The Most Important Factor In Your Keyword Rankings [STUDY]
by Henry O'Loughlin • 3 minute read • March 4, 2020
If you are blogging and blogging, and not seeing any new keyword rankings or visitors, there is one place to look: the average time on page for your blog posts.
Here’s how it works:
- Google wants to serve up the best results for keywords, and there is a lot of competition for each keyword.
- Therefore, only the highest-quality blog posts rise into the top 10 positions, or Google’s first page of results.
- The best website metric available for “quality” is time on page.
In this article, you will learn about the important correlation between time on page and keyword rankings. If you want lots of high keyword rankings on page one of Google, focus most on the quality of information delivered for the intended audience in each blog post.
The Dataset
We looked at over 2,000 blog posts across 11 B2B websites (Nectafy and ten of its clients). Here are all of the blog posts organized by average time on page.
We get our data from HubSpot, which defines the metric here.
Time on page: the average amount of time spent on a page. This is calculated by taking the sum of all page view durations divided by the total page views. This calculation excludes exits.
What did we analyze?
- 11 B2B companies
- 2,002 unique blog posts
- Each has a minimum of 100 page views
- We removed the outliers—posts with 8, 9, 10, and 11 minutes of time on page, since there were fewer than 10 posts in each group
- 8,824 keywords on page one of Google
- 9 million+ page views
Impact On The Quantity Of Keyword Rankings
Our first takeaway from studying these 2,000 blog posts is that time on page correlates with the number of keyword rankings on page one of Google. Take a look at the chart:
Takeaways
- Blog posts with zero- or one-minute average time on page have no keyword rankings whatsoever. (They failed.)
- Blog posts with 7 minutes average 33 different rankings on page one (or 33 different ways for people to search and find your company).
- If you want more keywords on page one of Google, improve the average time spent on your blog posts.
See Also: How To Use SEMrush For Keyword Research: 18 Strategies To Pursue
Impact On The Quality Of Keyword Rankings
Our second takeaway is that time on page correlates with the position your keywords will rank on page one of Google. If you rank in spot #10 you are the last position on page one, and if you rank #1 you are the top position for organic results. So in this chart, the lower number is better. Take a look:
Takeaways
- Blog posts with no time on page (people don’t stay around to read them) have no keyword rankings whatsoever. (They failed.)
- As the minutes go up, the rankings on Google’s page one increase.
- If you want keyword rankings that are higher up on page one of Google, improve the average time spent on your blog posts.
See Also: How To Generate $1.1 Million In Sales With Growth Content
Where To Find Your Data
If you use Google Analytics, HubSpot, or a similar marketing automation tool for your company’s website, you can find this data pretty easily.

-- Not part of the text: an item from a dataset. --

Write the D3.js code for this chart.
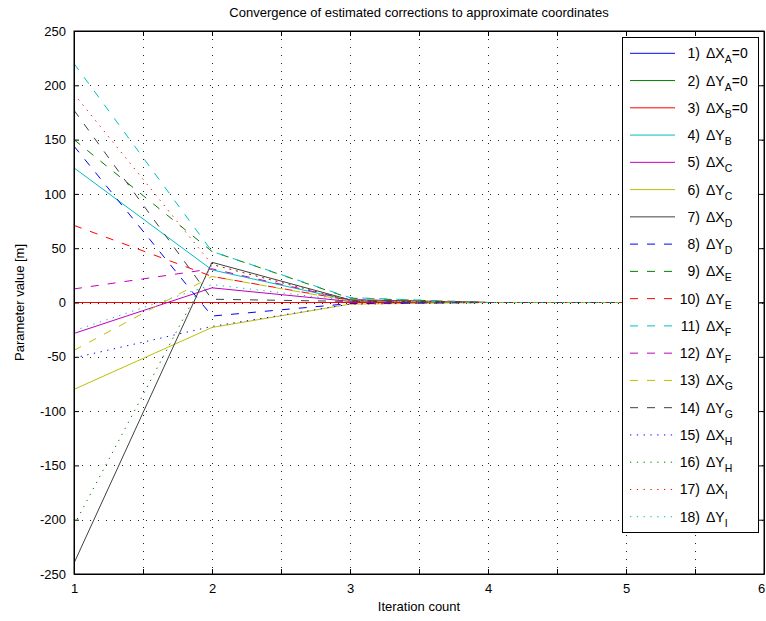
<!DOCTYPE html>
<html>
<head>
<meta charset="utf-8">
<script src="https://cdn.jsdelivr.net/npm/d3@7/dist/d3.min.js"></script>
<style>
  body { margin: 0; background: #fff; }
  text { font-family: "Liberation Sans", Arial, Helvetica, sans-serif; fill: #000; }
</style>
</head>
<body>
<div id="svg-container"></div>
<script>

// iteration numbers (x axis)
var iterations = [1, 2, 3, 4, 5, 6];

// parameter values per iteration, one entry per unknown (1..18)
var iter1 = [0, 0, 0, 124, -28.5, -80, -240, 144, 150, 71, 220, 12.5, -44, 177, -51, -205, 192, -26];
var iter2 = [0, 0, 0, 30, 13.5, -23, 37, -12.5, 47, 24, 47, 31, 24, 3, -22, 35, 35, 16.5];
var iter3 = [0, 0, 0, 2, 1, -1.5, 2.5, -1, 4, 2, 4.5, 2.5, 1.5, 1, -1.5, 2, 2, 1.5];
var iter4 = [0, 0, 0, 0, 0, 0, 0, 0, 0, 0, 0, 0, 0, 0, 0, 0, 0, 0];
var iter5 = [0, 0, 0, 0, 0, 0, 0, 0, 0, 0, 0, 0, 0, 0, 0, 0, 0, 0];
var iter6 = [0, 0, 0, 0, 0, 0, 0, 0, 0, 0, 0, 0, 0, 0, 0, 0, 0, 0];
var allIters = [iter1, iter2, iter3, iter4, iter5, iter6];

// legend labels: "n) ΔX_P"
var coordNames = ["X", "Y", "X", "Y", "X", "Y", "X", "Y", "X", "Y", "X", "Y", "X", "Y", "X", "Y", "X", "Y"];
var pointNames = ["A", "A", "B", "B", "C", "C", "D", "D", "E", "E", "F", "F", "G", "G", "H", "H", "I", "I"];
var labelSuffix = ["=0", "=0", "=0", "", "", "", "", "", "", "", "", "", "", "", "", "", "", ""];

var xTicks = d3.range(1, 6.01, 0.5);
var yTicks = d3.range(-250, 251, 50);

// matlab style colour / line style cycle
var colorCycle = ["#0000ff", "#008000", "#ff0000", "#00bfbf", "#bf00bf", "#bfbf00", "#404040"];
var styleCycle = [null, "8,9", "1.3,5.5"];

// set the dimensions of the graph
var W = 766, H = 621;
var plot = {left: 74, right: 764, top: 31, bottom: 574};

var svg = d3.select("#svg-container")
  .append("svg")
  .attr("width", W)
  .attr("height", H);

const x = d3.scaleLinear()
  .domain([1, 6])
  .range([plot.left, plot.right]);

const y = d3.scaleLinear()
  .domain([-250, 250])
  .range([plot.bottom, plot.top]);

// grid
const grid = svg.append("g").attr("class", "grid")
  .attr("stroke", "#222")
  .attr("stroke-width", 1)
  .attr("stroke-dasharray", "1,7");
grid.selectAll(".vgrid")
  .data(xTicks.slice(1, -1))
  .enter().append("line")
    .attr("x1", d => Math.round(x(d)) + 0.5)
    .attr("x2", d => Math.round(x(d)) + 0.5)
    .attr("y1", plot.top)
    .attr("y2", plot.bottom);
grid.selectAll(".hgrid")
  .data(yTicks.slice(1, -1))
  .enter().append("line")
    .attr("y1", d => Math.round(y(d)) + 0.5)
    .attr("y2", d => Math.round(y(d)) + 0.5)
    .attr("x1", plot.left)
    .attr("x2", plot.right);

// clipping
svg.append('defs')
  .append('clipPath')
  .attr('id', 'clip')
  .append('rect')
    .attr('x', plot.left)
    .attr('y', plot.top)
    .attr('width', plot.right - plot.left)
    .attr('height', plot.bottom - plot.top);

// series
const seriesIdx = d3.range(iter1.length);
const line = d3.line()
  .x(d => x(d[0]))
  .y(d => y(d[1]));

svg.append("g")
  .attr("clip-path", "url(#clip)")
  .selectAll(".series")
  .data(seriesIdx)
  .enter().append("path")
    .attr("class", "series")
    .attr("fill", "none")
    .attr("stroke", i => colorCycle[i % 7])
    .attr("stroke-width", 1)
    .attr("stroke-dasharray", i => styleCycle[Math.floor(i / 7)])
    .attr("d", i => line(iterations.map((it, k) => [it, allIters[k][i]])));

// axes (ticks pointing inwards on all 4 sides)
const fmtX = d => Number.isInteger(d) ? d : "";
const xAxisG = svg.append("g")
  .attr("transform", "translate(0," + plot.bottom + ")")
  .call(d3.axisBottom(x).tickValues(xTicks).tickFormat(fmtX).tickSizeInner(-5).tickSizeOuter(0).tickPadding(10));
// keep the last label inside the window
xAxisG.selectAll(".tick text").filter(d => d === 6).attr("dx", -3);
svg.append("g")
  .attr("transform", "translate(0," + plot.top + ")")
  .call(d3.axisTop(x).tickValues(xTicks).tickFormat("").tickSizeInner(-5).tickSizeOuter(0));
svg.append("g")
  .attr("transform", "translate(" + plot.left + ",0)")
  .call(d3.axisLeft(y).tickValues(yTicks).tickFormat(d => String(d)).tickSizeInner(-5).tickSizeOuter(0).tickPadding(8));
svg.append("g")
  .attr("transform", "translate(" + plot.right + ",0)")
  .call(d3.axisRight(y).tickValues(yTicks).tickFormat("").tickSizeInner(-5).tickSizeOuter(0));

svg.selectAll(".tick text")
  .attr("font-size", 13)
  .attr("font-family", "Liberation Sans, Arial, sans-serif");
svg.selectAll(".domain").attr("stroke", "#000");

// box
svg.append("rect")
  .attr("x", plot.left)
  .attr("y", plot.top)
  .attr("width", plot.right - plot.left)
  .attr("height", plot.bottom - plot.top)
  .attr("fill", "none")
  .attr("stroke", "#000");

// title and labels
svg.append("text")
  .attr("x", (plot.left + plot.right) / 2)
  .attr("y", 17)
  .attr("text-anchor", "middle")
  .attr("font-size", 13)
  .text("Convergence of estimated corrections to approximate coordinates");

svg.append("text")
  .attr("x", (plot.left + plot.right) / 2)
  .attr("y", 611)
  .attr("text-anchor", "middle")
  .attr("font-size", 13)
  .text("Iteration count");

svg.append("text")
  .attr("transform", "translate(24," + ((plot.top + plot.bottom) / 2) + ")rotate(-90)")
  .attr("text-anchor", "middle")
  .attr("font-size", 13)
  .text("Parameter value [m]");

// legend
const leg = {x: 622, y: 37, w: 136, h: 495, first: 53.3, step: 27.26};
const legend = svg.append("g").attr("class", "legend");
legend.append("rect")
  .attr("x", leg.x + 0.5)
  .attr("y", leg.y + 0.5)
  .attr("width", leg.w)
  .attr("height", leg.h)
  .attr("fill", "#fff")
  .attr("stroke", "#000");

const items = legend.selectAll(".item")
  .data(seriesIdx)
  .enter().append("g")
    .attr("class", "item")
    .attr("transform", i => "translate(0," + (leg.first + i * leg.step) + ")");

items.append("line")
  .attr("x1", 630)
  .attr("x2", 675)
  .attr("y1", 0)
  .attr("y2", 0)
  .attr("stroke", i => colorCycle[i % 7])
  .attr("stroke-width", 1)
  .attr("stroke-dasharray", i => styleCycle[Math.floor(i / 7)]);

items.append("text")
  .attr("x", 700)
  .attr("y", 5)
  .attr("text-anchor", "end")
  .attr("font-size", 14)
  .text(i => (i + 1) + ")");

const lab = items.append("text")
  .attr("x", 706)
  .attr("y", 5)
  .attr("font-size", 14);
lab.append("tspan").text(i => "\u0394" + coordNames[i]);
lab.append("tspan")
  .attr("dy", 5)
  .attr("font-size", 10.5)
  .text(i => pointNames[i]);
lab.append("tspan")
  .attr("dy", -5)
  .text(i => labelSuffix[i]);

</script>
</body>
</html>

Here’s how:
- Google Analytics: Behavior > Site Content > All Pages
- HubSpot: Reports > Analytics Tools > Traffic Analytics > Pages
You don’t even need to do a full analysis to determine the impact of time on page on your results. Simply sort your pages from most views to least views. Are your highest most-viewed posts and pages also viewed for the longest length of time?
In this blog post about growth content tactics that drove a 647% return on investment, we highlighted how you can see the power of time on page without having to crunch any numbers.
See Also: The Anatomy & ROI Of A One Million-View Blog Post
How To Improve Your Time On Page (& Content Quality)
If you’ve made it this far, you’re likely convinced that time on page is an important metric to keep an eye on if you’d like your company’s blog to drive more results.
Here are the first few steps to take to improve your time on page metric.
- Pick topics that you have expertise on. If you (or someone at your company) knows a topic really well, imparting their knowledge will be more helpful to your readers, who will invariably spend more time on the page.
- Interview subject matter experts for each topic. Don’t leave writers out on their own to try to become experts on a topic in a few hours. It won’t work and the reader will choose to leave after less than a minute. Instead, pair a subject matter expert with a writer for each topic.
- Google the keyword phrase or topic before you start writing. Look at the current results on page one. How well are they written? What can you offer that is different and better?
- Write longer-form content. If you have a really well-written 500-word piece, maybe someone will stay around for two minutes. If you have 2,000 words of well written content, maybe they’ll stay around for four or five minutes. However, make sure it’s always quality! If you write 2,000 fluff words, it won’t improve your time on page.
There are many more ways to improve your content quality but if you put these practices in place first, you’ll see an increase in time on page and therefore results in the coming months.
One Last Thought...
Put aside how Google measures quality for a second. Let’s say you were able to get thousands of people to view a blog post with a low time on page. That might look good in your pageview numbers, but it still won’t improve business results. Readers won’t be compelled to keep looking around your site if the post they just read isn’t useful.
For Google’s sake (and more importantly, the sake of your target audience), focus on the quality of your content. Measure it with time on page. And watch the results grow.